Your goal: Your task is to copy the listing exactly, with the pictures left out.
☆ ☆ ☆
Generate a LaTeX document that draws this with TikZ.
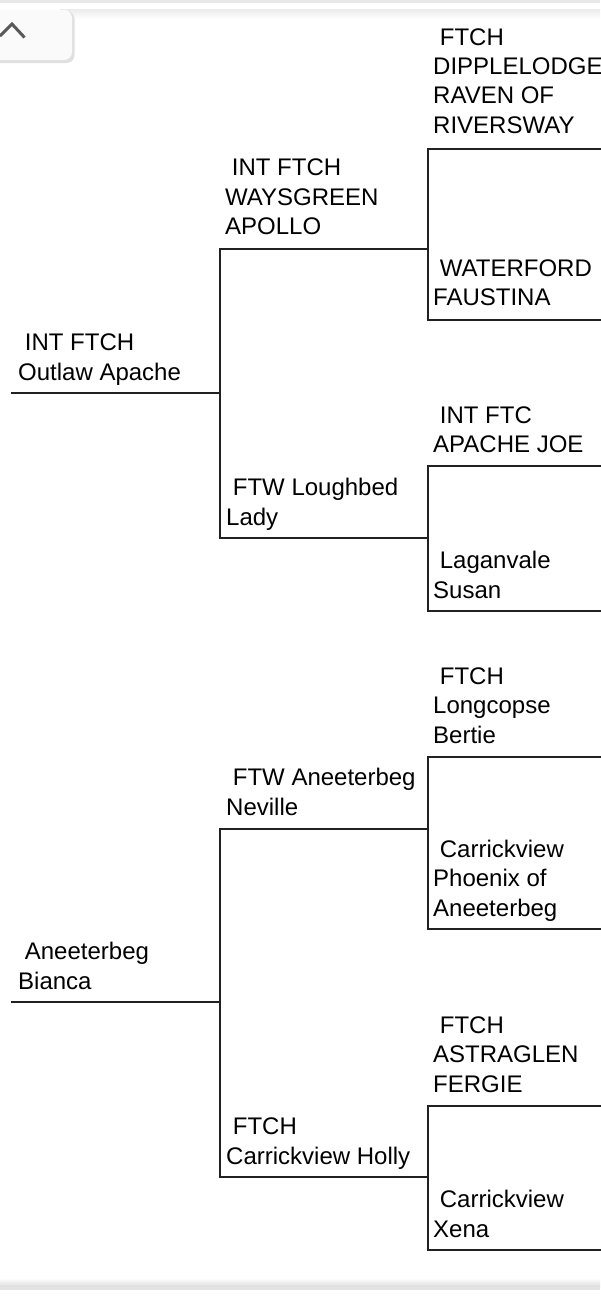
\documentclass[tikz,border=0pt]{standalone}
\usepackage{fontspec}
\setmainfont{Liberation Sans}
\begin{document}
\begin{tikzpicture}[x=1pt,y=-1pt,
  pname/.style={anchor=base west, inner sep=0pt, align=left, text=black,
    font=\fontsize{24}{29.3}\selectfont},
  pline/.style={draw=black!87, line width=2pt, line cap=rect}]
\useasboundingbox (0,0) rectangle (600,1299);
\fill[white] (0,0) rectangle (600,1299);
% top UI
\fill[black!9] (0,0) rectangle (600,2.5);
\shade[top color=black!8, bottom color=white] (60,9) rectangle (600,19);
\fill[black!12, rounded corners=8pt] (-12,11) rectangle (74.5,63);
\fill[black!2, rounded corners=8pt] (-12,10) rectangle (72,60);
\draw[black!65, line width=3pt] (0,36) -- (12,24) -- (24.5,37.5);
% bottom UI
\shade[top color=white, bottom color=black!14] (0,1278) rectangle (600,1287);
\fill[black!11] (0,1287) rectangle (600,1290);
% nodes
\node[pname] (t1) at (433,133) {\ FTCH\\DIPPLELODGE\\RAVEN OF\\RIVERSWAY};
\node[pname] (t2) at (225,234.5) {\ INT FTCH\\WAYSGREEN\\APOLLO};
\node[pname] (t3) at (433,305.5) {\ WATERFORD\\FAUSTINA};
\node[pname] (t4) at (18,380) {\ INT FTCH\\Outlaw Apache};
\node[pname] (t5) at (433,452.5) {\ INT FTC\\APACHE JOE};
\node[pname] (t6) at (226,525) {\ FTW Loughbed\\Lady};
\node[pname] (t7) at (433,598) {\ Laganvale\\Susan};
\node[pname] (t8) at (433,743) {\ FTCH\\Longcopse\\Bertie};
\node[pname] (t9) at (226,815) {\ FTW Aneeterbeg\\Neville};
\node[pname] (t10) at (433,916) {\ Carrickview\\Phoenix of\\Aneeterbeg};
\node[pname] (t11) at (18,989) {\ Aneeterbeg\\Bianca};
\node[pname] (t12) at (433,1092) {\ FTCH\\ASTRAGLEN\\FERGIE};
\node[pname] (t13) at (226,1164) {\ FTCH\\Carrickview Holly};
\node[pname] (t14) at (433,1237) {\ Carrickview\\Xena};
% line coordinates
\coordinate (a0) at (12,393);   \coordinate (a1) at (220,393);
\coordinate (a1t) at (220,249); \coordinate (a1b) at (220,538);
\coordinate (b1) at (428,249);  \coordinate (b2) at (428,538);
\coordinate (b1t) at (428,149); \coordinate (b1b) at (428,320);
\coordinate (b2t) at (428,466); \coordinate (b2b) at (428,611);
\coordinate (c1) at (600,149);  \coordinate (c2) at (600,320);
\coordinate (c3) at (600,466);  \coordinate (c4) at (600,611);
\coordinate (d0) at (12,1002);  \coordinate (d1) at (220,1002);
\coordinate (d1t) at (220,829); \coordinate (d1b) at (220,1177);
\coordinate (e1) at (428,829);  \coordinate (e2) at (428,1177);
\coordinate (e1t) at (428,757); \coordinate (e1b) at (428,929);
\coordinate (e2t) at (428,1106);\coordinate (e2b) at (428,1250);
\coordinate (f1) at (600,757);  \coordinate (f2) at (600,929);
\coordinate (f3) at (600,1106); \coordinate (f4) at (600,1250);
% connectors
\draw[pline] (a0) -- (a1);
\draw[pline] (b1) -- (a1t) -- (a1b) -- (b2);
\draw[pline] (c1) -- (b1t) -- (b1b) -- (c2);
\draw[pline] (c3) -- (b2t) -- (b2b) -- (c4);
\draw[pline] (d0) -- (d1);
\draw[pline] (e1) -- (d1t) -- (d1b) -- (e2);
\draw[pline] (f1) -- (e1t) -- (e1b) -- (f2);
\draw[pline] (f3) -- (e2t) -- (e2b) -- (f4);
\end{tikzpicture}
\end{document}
☆ ☆ ☆
Exercise response:
Generate a LaTeX document that draws this with TikZ.
\documentclass[tikz,border=0pt]{standalone}
\usepackage{fontspec}
\setmainfont{Liberation Sans}
\begin{document}
\begin{tikzpicture}[x=1pt,y=-1pt,
  pname/.style={anchor=base west, inner sep=0pt, align=left, text=black,
    font=\fontsize{24}{29.3}\selectfont},
  pline/.style={draw=black!87, line width=2pt, line cap=rect}]
\useasboundingbox (0,0) rectangle (600,1299);
\fill[white] (0,0) rectangle (600,1299);
% top UI
\fill[black!9] (0,0) rectangle (600,2.5);
\shade[top color=black!8, bottom color=white] (60,9) rectangle (600,19);
\fill[black!12, rounded corners=8pt] (-12,11) rectangle (74.5,63);
\fill[black!2, rounded corners=8pt] (-12,10) rectangle (72,60);
\draw[black!65, line width=3pt] (0,36) -- (12,24) -- (24.5,37.5);
% bottom UI
\shade[top color=white, bottom color=black!14] (0,1278) rectangle (600,1287);
\fill[black!11] (0,1287) rectangle (600,1290);
% nodes
\node[pname] (t1) at (433,133) {\ FTCH\\DIPPLELODGE\\RAVEN OF\\RIVERSWAY};
\node[pname] (t2) at (225,234.5) {\ INT FTCH\\WAYSGREEN\\APOLLO};
\node[pname] (t3) at (433,305.5) {\ WATERFORD\\FAUSTINA};
\node[pname] (t4) at (18,380) {\ INT FTCH\\Outlaw Apache};
\node[pname] (t5) at (433,452.5) {\ INT FTC\\APACHE JOE};
\node[pname] (t6) at (226,525) {\ FTW Loughbed\\Lady};
\node[pname] (t7) at (433,598) {\ Laganvale\\Susan};
\node[pname] (t8) at (433,743) {\ FTCH\\Longcopse\\Bertie};
\node[pname] (t9) at (226,815) {\ FTW Aneeterbeg\\Neville};
\node[pname] (t10) at (433,916) {\ Carrickview\\Phoenix of\\Aneeterbeg};
\node[pname] (t11) at (18,989) {\ Aneeterbeg\\Bianca};
\node[pname] (t12) at (433,1092) {\ FTCH\\ASTRAGLEN\\FERGIE};
\node[pname] (t13) at (226,1164) {\ FTCH\\Carrickview Holly};
\node[pname] (t14) at (433,1237) {\ Carrickview\\Xena};
% line coordinates
\coordinate (a0) at (12,393);   \coordinate (a1) at (220,393);
\coordinate (a1t) at (220,249); \coordinate (a1b) at (220,538);
\coordinate (b1) at (428,249);  \coordinate (b2) at (428,538);
\coordinate (b1t) at (428,149); \coordinate (b1b) at (428,320);
\coordinate (b2t) at (428,466); \coordinate (b2b) at (428,611);
\coordinate (c1) at (600,149);  \coordinate (c2) at (600,320);
\coordinate (c3) at (600,466);  \coordinate (c4) at (600,611);
\coordinate (d0) at (12,1002);  \coordinate (d1) at (220,1002);
\coordinate (d1t) at (220,829); \coordinate (d1b) at (220,1177);
\coordinate (e1) at (428,829);  \coordinate (e2) at (428,1177);
\coordinate (e1t) at (428,757); \coordinate (e1b) at (428,929);
\coordinate (e2t) at (428,1106);\coordinate (e2b) at (428,1250);
\coordinate (f1) at (600,757);  \coordinate (f2) at (600,929);
\coordinate (f3) at (600,1106); \coordinate (f4) at (600,1250);
% connectors
\draw[pline] (a0) -- (a1);
\draw[pline] (b1) -- (a1t) -- (a1b) -- (b2);
\draw[pline] (c1) -- (b1t) -- (b1b) -- (c2);
\draw[pline] (c3) -- (b2t) -- (b2b) -- (c4);
\draw[pline] (d0) -- (d1);
\draw[pline] (e1) -- (d1t) -- (d1b) -- (e2);
\draw[pline] (f1) -- (e1t) -- (e1b) -- (f2);
\draw[pline] (f3) -- (e2t) -- (e2b) -- (f4);
\end{tikzpicture}
\end{document}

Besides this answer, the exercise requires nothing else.